Introduction to Hadoop and its eco system technologies

Apache Hadoop is an open-source framework that is used to efficiently store and process large datasets ranging in size from gigabytes to petabytes of data. Instead of using one large computer to store and process the data, Hadoop allows clustering multiple computers to analyze massive datasets in parallel more quickly.

In short, we can also say that Apache Hadoop is a framework to solve bigdata problems.

What is big data?

Data that contain greater variety, arriving in increasing volumes and with more velocity. This is also known as the three V’s of big data.

Traditional systems are not capable of storing and processing such huge amounts of data and Hadoop comes to the rescue.

Big data system requirements:

Store – Store massive amounts of data.

Process – Process the data promptly.

Scale - Scale easily as data grows.

Horizontal vs Vertical Scaling:-

https://padmanabha.hashnode.dev/vertical-vs-horizontal-scaling

Hadoop Architecture

At its core, Hadoop has two major layers namely − Processing/Computation layer (MapReduce), and the Storage layer (Hadoop Distributed File System).

MapReduce

MapReduce is a parallel programming model for writing distributed applications devised at Google for efficient processing of large amounts of data (multi-terabyte data-sets), on large clusters (thousands of nodes) of commodity hardware in a reliable, fault-tolerant manner. The MapReduce program runs on Hadoop which is an Apache open-source framework.

Hadoop Distributed File System

The Hadoop Distributed File System (HDFS) is based on the Google File System (GFS) and provides a distributed file system that is designed to run on commodity hardware. It has many similarities with existing distributed file systems. However, the differences from other distributed file systems are significant. It is highly fault-tolerant and is designed to be deployed on low-cost hardware. It provides high throughput access to application data and is suitable for applications having large datasets.

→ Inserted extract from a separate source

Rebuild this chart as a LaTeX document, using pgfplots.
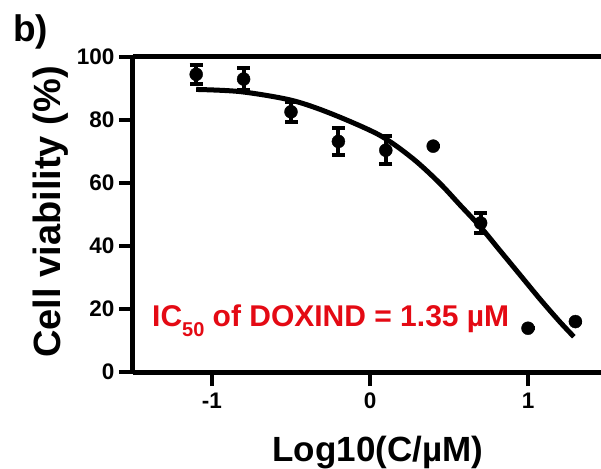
\documentclass[border=0pt]{standalone}
\usepackage{fontspec}
\setmainfont{Liberation Sans}
\usepackage{pgfplots}
\usepackage{pgfplotstable}
\pgfplotsset{compat=1.18}
\definecolor{icred}{RGB}{228,10,20}

\pgfplotstableread{
x y err
-1.1 94.5 3.0
-0.8 93.0 3.5
-0.5 82.6 3.2
-0.2 73.2 4.3
0.1 70.4 4.4
0.4 71.7 0
0.7 47.3 3.2
1.0 13.9 0
1.3 16.0 0
}\meas

\pgfplotstableread{
x y
-1.10 89.7
-0.82 89.0
-0.50 86.3
-0.25 82.1
0.06 75.2
0.27 67.8
0.44 60.0
0.57 53.0
0.70 46.0
0.82 38.7
0.95 30.8
1.08 22.9
1.20 16.0
1.29 11.2
}\fit

\begin{document}
\begin{tikzpicture}
\useasboundingbox (-133pt,-96pt) rectangle (468pt,372pt);
\begin{axis}[
  at={(0,0)}, anchor=south west,
  scale only axis, width=468pt, height=315pt,
  xmin=-1.5, xmax=1.462, ymin=0, ymax=100,
  axis lines*=left,
  axis line style={line width=5pt, -},
  xtick={-1,0,1}, xticklabels={-1,0,1},
  ytick={0,20,40,60,80,100}, yticklabels={0,20,40,60,80,100},
  tick align=outside, major tick length=14pt,
  major tick style={line width=4.5pt, black},
  ticklabel style={font=\fontsize{22.5}{22.5}\selectfont\bfseries},
  xticklabel style={yshift=-3pt},
  yticklabel style={xshift=-1pt},
  xlabel={Log10(C/µM)},
  ylabel={Cell viability (\%)},
  xlabel style={font=\fontsize{35}{35}\selectfont\bfseries, at={(axis description cs:0.523,-0.283)}, anchor=base},
  ylabel style={font=\fontsize{38}{38}\selectfont\bfseries, at={(axis description cs:-0.154,0.508)}, anchor=base},
  clip=false,
]
\draw[line width=5pt] (rel axis cs:0,1) -- (rel axis cs:1,1);
\addplot[line width=5pt, smooth, black] table[x=x, y=y] {\fit};
\addplot[only marks, mark=*, mark size=6.5pt, black,
  error bars/.cd, y dir=both, y explicit,
  error bar style={line width=4pt, black},
  error mark options={rotate=90, mark size=6.5pt, line width=4pt, black}]
  table[x=x, y=y, y error=err] {\meas};
\node[anchor=base west, text=icred, font=\fontsize{30}{30}\selectfont\bfseries, inner sep=0pt]
  at (axis cs:-1.38,14.3) {IC\raisebox{-10pt}{\fontsize{20}{20}\selectfont 50} of DOXIND = 1.35 µM};
\end{axis}
\node[anchor=base west, inner sep=0pt, font=\fontsize{37}{37}\selectfont\bfseries] at (-120pt,330pt) {b)};
\end{tikzpicture}
\end{document}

Apart from the above-mentioned two core components, Hadoop framework also includes the following two modules −

Hadoop Common − These are Java libraries and utilities required by other Hadoop modules.

Hadoop YARN − This is a framework for job scheduling and cluster resource management.

Evolution of Hadoop:

2003 – Google released a paper called GFS(Google File System) which describes how to store large datasets.

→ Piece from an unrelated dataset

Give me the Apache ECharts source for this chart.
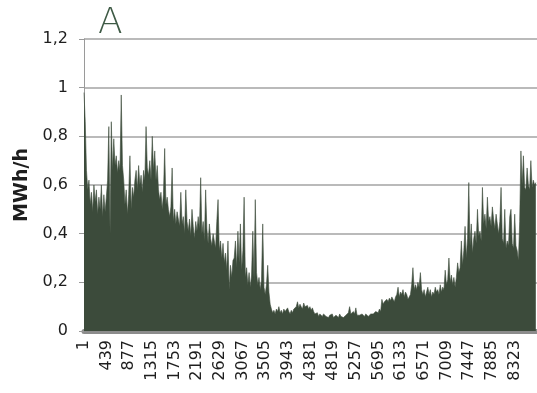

2004 – Google released a paper called MapReduce which describes how to process large datasets.

2006 – Yahoo took these papers and implemented them as HDFS(Hadoop Distributed File System) and MapReduce.

Hadoop 1.0 = HDFS(for distributed storage) + MapReduce(for distributed processing)

2009 – Hadoop came under Apache software foundation and became open source.

2013 – Apache released Hadoop 2.0 to provide major performance enhancements.

Hadoop 2.0 = HDFS + YARN(for resource management) + MapReduce

YARN – Yet another Resource Negotiator – Mainly responsible for resource management.

Hadoop Ecosystem technologies:-

Hive:- Datawarehouse tool built on top of Hadoop for providing data query and analysis. It gives an SQL-like interface to query data stored in various databases and file systems that integrate with Hadoop

Scoop:- A command line interface application for transferring data between relational databases and Hadoop.

https://padmanabha.hashnode.dev/apache-sqoop

Pig:- A scripting language for data manipulation. It is used to clean the data and to transform unstructured data into a structured format.

HBASE:- A column-oriented NoSql database that runs on top of HDFS.

OOZIE:- A workflow scheduler system to manage Apache Hadoop jobs.

SPARK:- A distributed general-purpose in-memory compute engine. Spark is written in Scala however, it officially supports Java, Scala, Python & R.